St. Isaiah the Solitary, On Guarding the Intellect, Twenty-Seven Texts
10. If your intellect is freed from all its enemies and attains the sabbath rest, it lives in another age, a new age in which it contemplates things new and undecaying. For “wherever the dead body is, there will the eagles be gathered together.”
This third of three statements about the freedom of the intellect is transformative. First, a sing that sin has died in us. Second, that the breach with God has been healed. But those are both negative things. Now we hear of the positive.

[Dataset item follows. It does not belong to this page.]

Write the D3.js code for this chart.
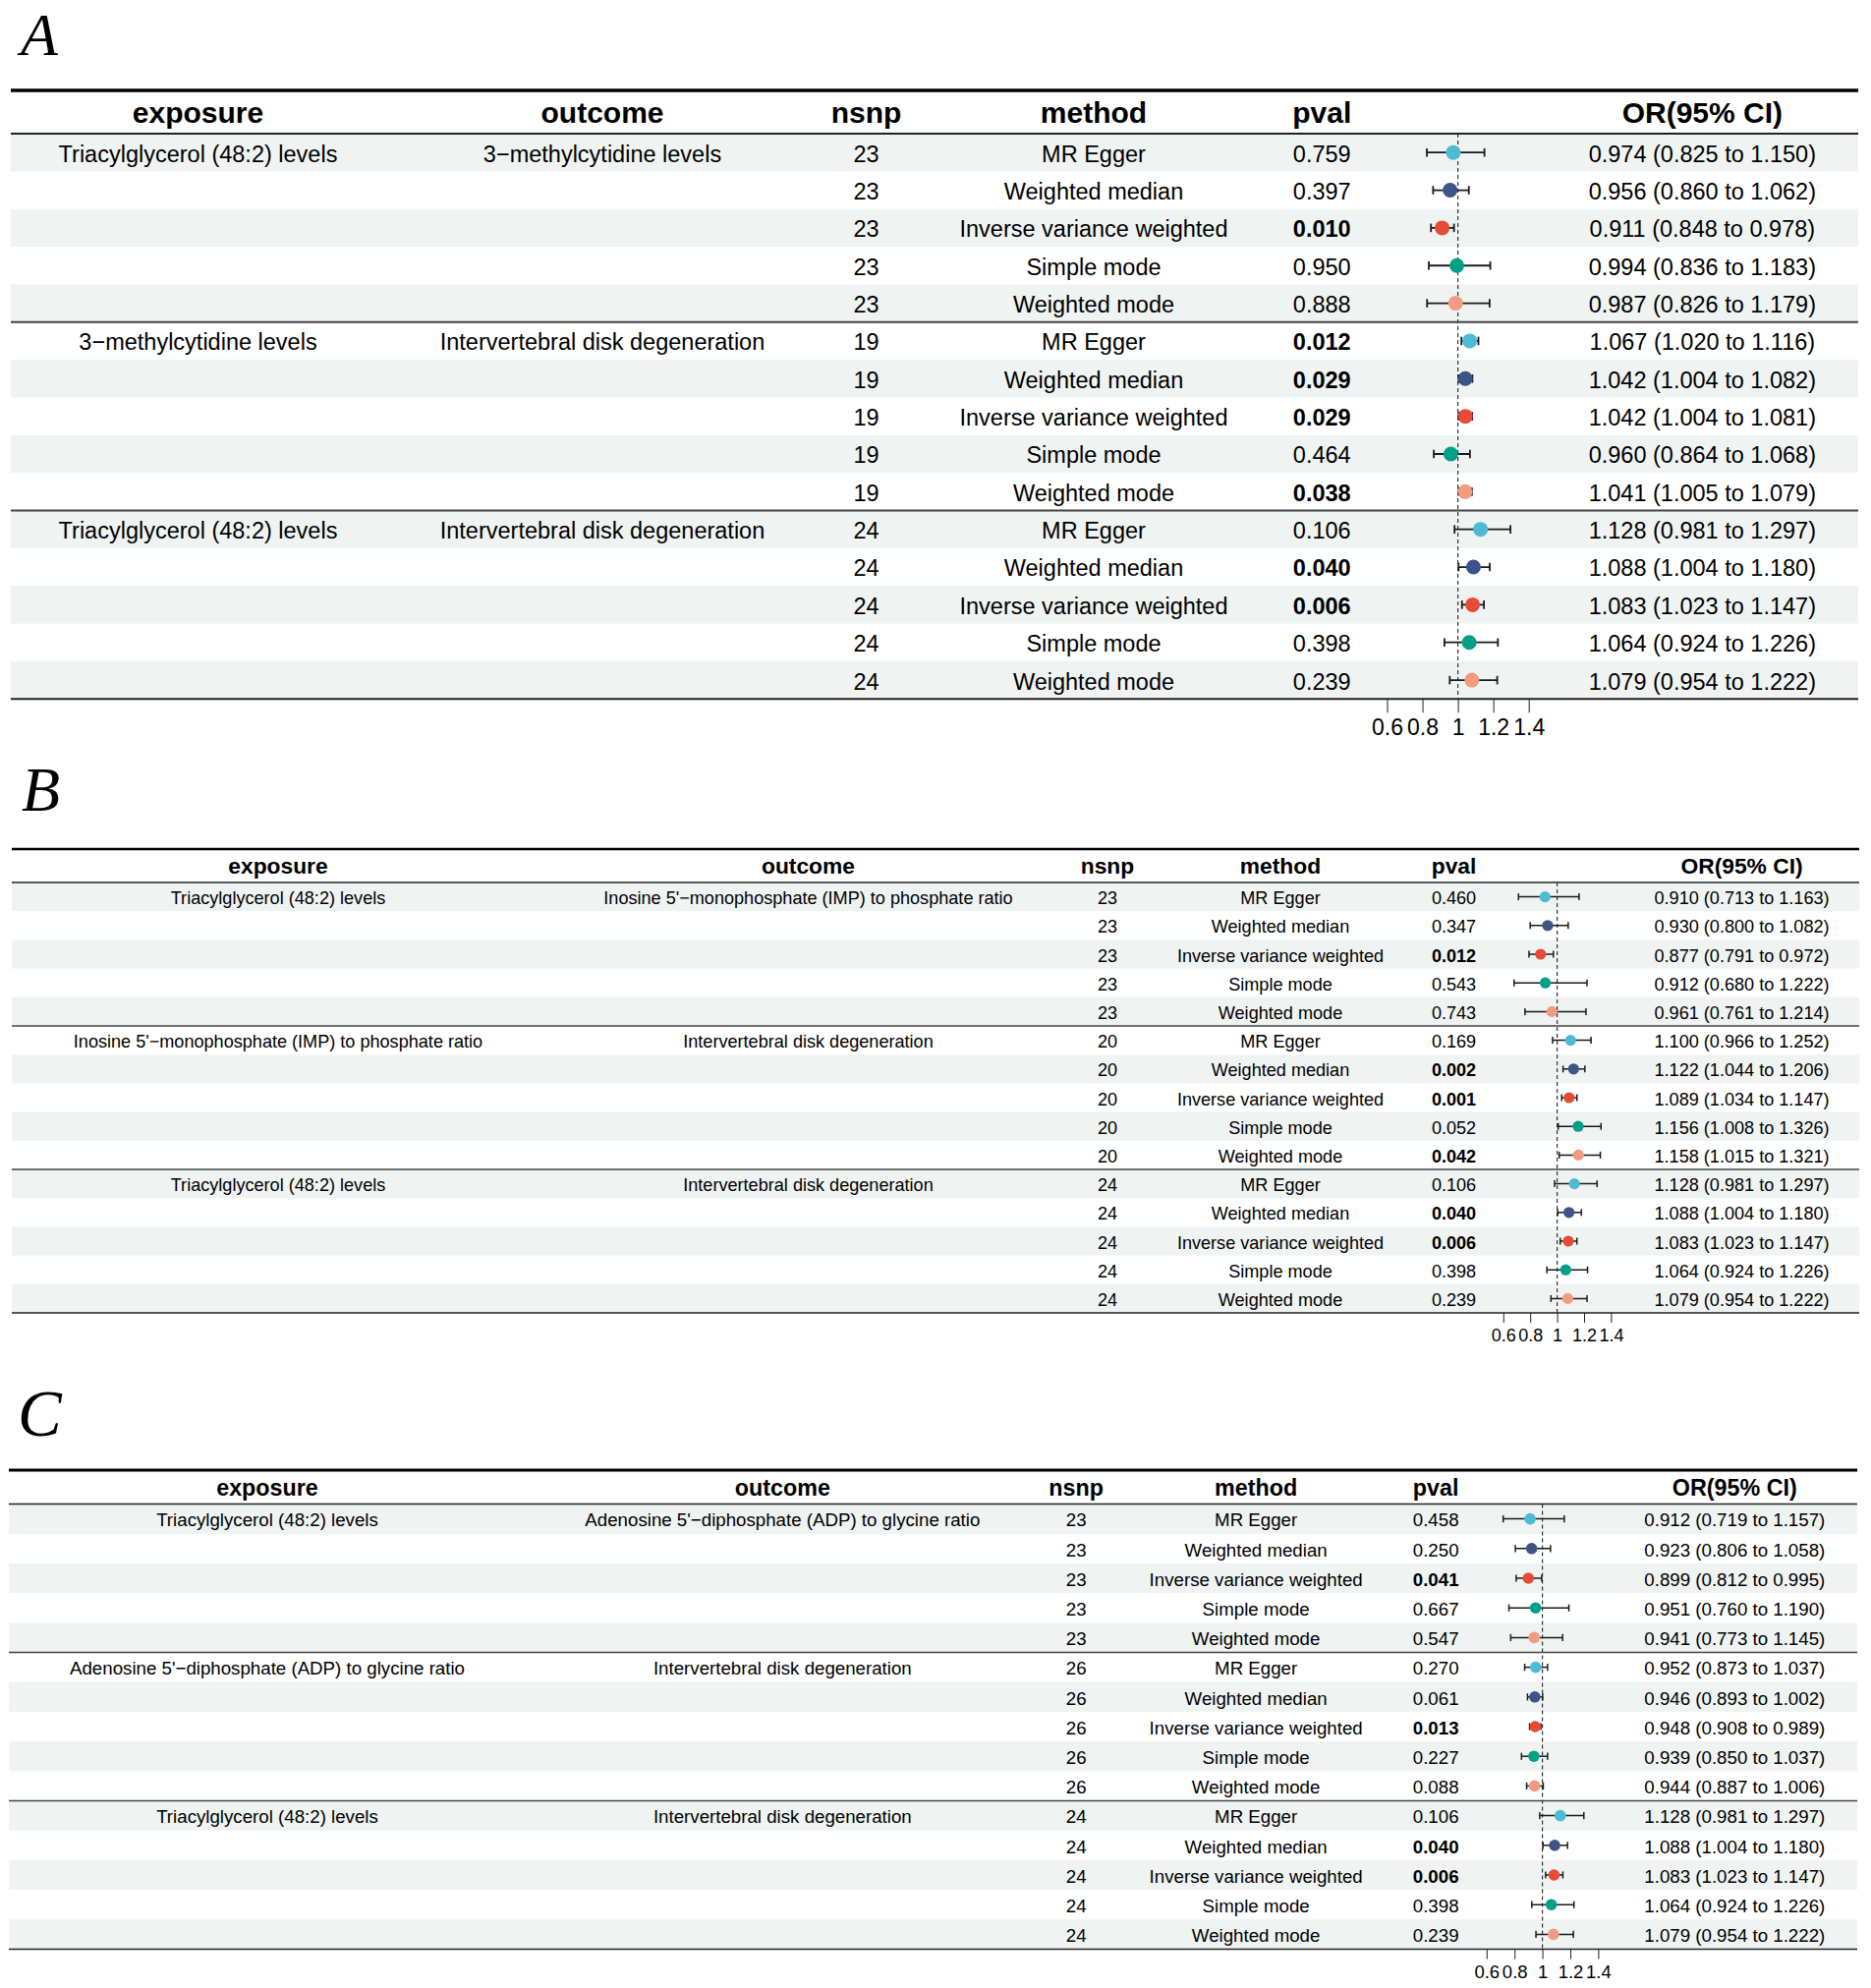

The freed intellect lives “in another age”: in eternity. Our intellect is able to exercise its proper function, of the contemplation of eternal things. We are now light-years from what has come before: from the use of the intellect for self-assertion or self-defense. Free from all fear and risk, and no longer even needing to pursue the truth, the intellect is now in possession of the living Truth, God himself. And yet, this talk of possession now seems out-of-place; or rather, backwards: the intellect now knows itself to be possessed by the Truth.
The spiritual life is so often likened to a journey these days, but here St. Isaiah recalls to us the image of a sabbath rest, of the conclusion of our journey. The journey finds its meaning in the conclusion and not in the process of getting there; the process was valuable because of the conclusion. And here we do not find that the conclusion is empty, nor is it unspoken as the Buddhist nibbana. No, the conclusion is with activity, and indeed, the true and proper activity for which the intellect was created.
In the possession of the Truth is the consummation as well of Socratic (and thus, all) philosophy. The pursuit and love of wisdom was always for the sake of wisdom, the dialectic was hunting after the Truth. Plato’s mistake, and that of all the rest of philosophy through the ages, is to settle for half the truth instead of continuing to search. But the contrary mistake is also dangerous: to mistake the journey for the destination, and to be content merely with a pilgrimage that, ultimately, leads nowhere.
St. Isaiah here depicts then, the destination: a sabbath rest, but a rest of contemplation—a state in which the intellect is doing what it ought to have been doing all along.